The Ministry proposes that the following recurrent financial planning management mechanisms are used for the various priority programs, including:
Education service pay reform programs and performance incentive schemes.
Improved guidelines on budget use for Provincial and district education service monitoring.
That central MoEYS department and post secondary institutions operational budgets be managed through specific and delegated budget allocations.
Majority of priority action programs of sub-sectoral, institutions and provincial budget allocations?
Budget allocations to provincial and sub-sectoral of scholarship programs implementation for the poor, alongside additional support under the capital budget framework.
The Ministry recognizes that the proposed financial management/monitoring system for ESP 2006-10 may have to be adjusted over the next five years and anticipates a gradual shift to broader program-based budgeting and management systems. As a designated priority ministry, MoEYS anticipates being a pilot ministry for any PFM reforms related to line ministries. The details of both recurrent and capital priority programs are outlined in Section 6.

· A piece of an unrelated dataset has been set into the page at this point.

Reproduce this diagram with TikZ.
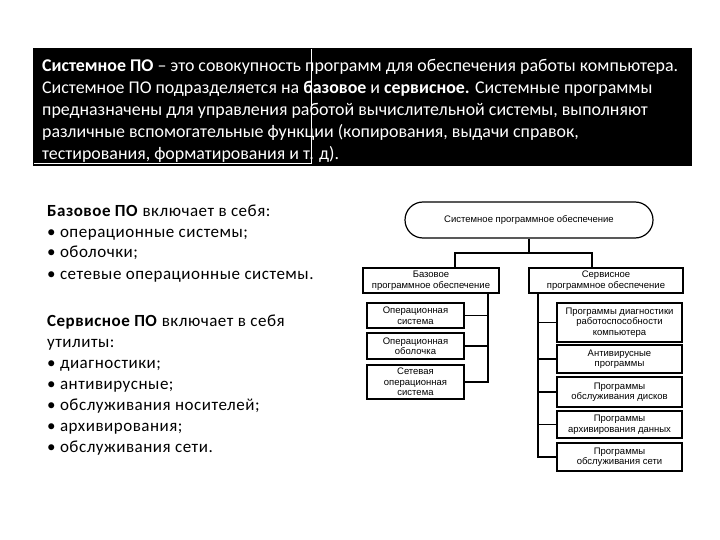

The Ministry has gained significant experience and capability in managing capital programs, especially for school construction and capacity building technical assistance. It is anticipated that the management of these programs will be designed on a case-by-case basis, including greater decentralization of facilities development finance to the provinces. The Ministry will also investigate with potential donors the scope for developing pooled funding and management arrangements for facilities programs in order to optimise existing facilities management capacity within MoEYS.
The Ministry proposes significant expansion of capacity building in financial monitoring systems and procedures as part of ESP 2006-10. Focus will be on strengthening provincial and district accounting and reporting systems through the new PFMIS; improving coordination and consolidation of program financial reports within central MoEYS directorates and departments; and on expanding internal audit operations for BMCs and programs, with a target of annual audit of around 200 units. Financial management, including audit and accounting, of these capacity building programs will continue to be designed on a case-by-case basis, depending on the scale and complexity of the programs, in negotiation with donors and NGOs. Once again, the Ministry's guiding principle will be to use Government financial planning and management systems. MoEYS' Finance Department and, in some instances, individual MoEYS departments will have increased use of dedicated accounts in the Government Treasury.
The Ministry intends to broaden the scope of the financial performance report prepared as part of the ESSP review process. The target will be to provide up-to-date information on disbursement and spending for all recurrent/capital priority programs, including provincial disaggregating. In addition, the performance report will incorporate key features including: a) a summary of recommendations and internal audit findings; and b) an analysis of trends and impact related to pro-poor and pro-gender equity expenditures.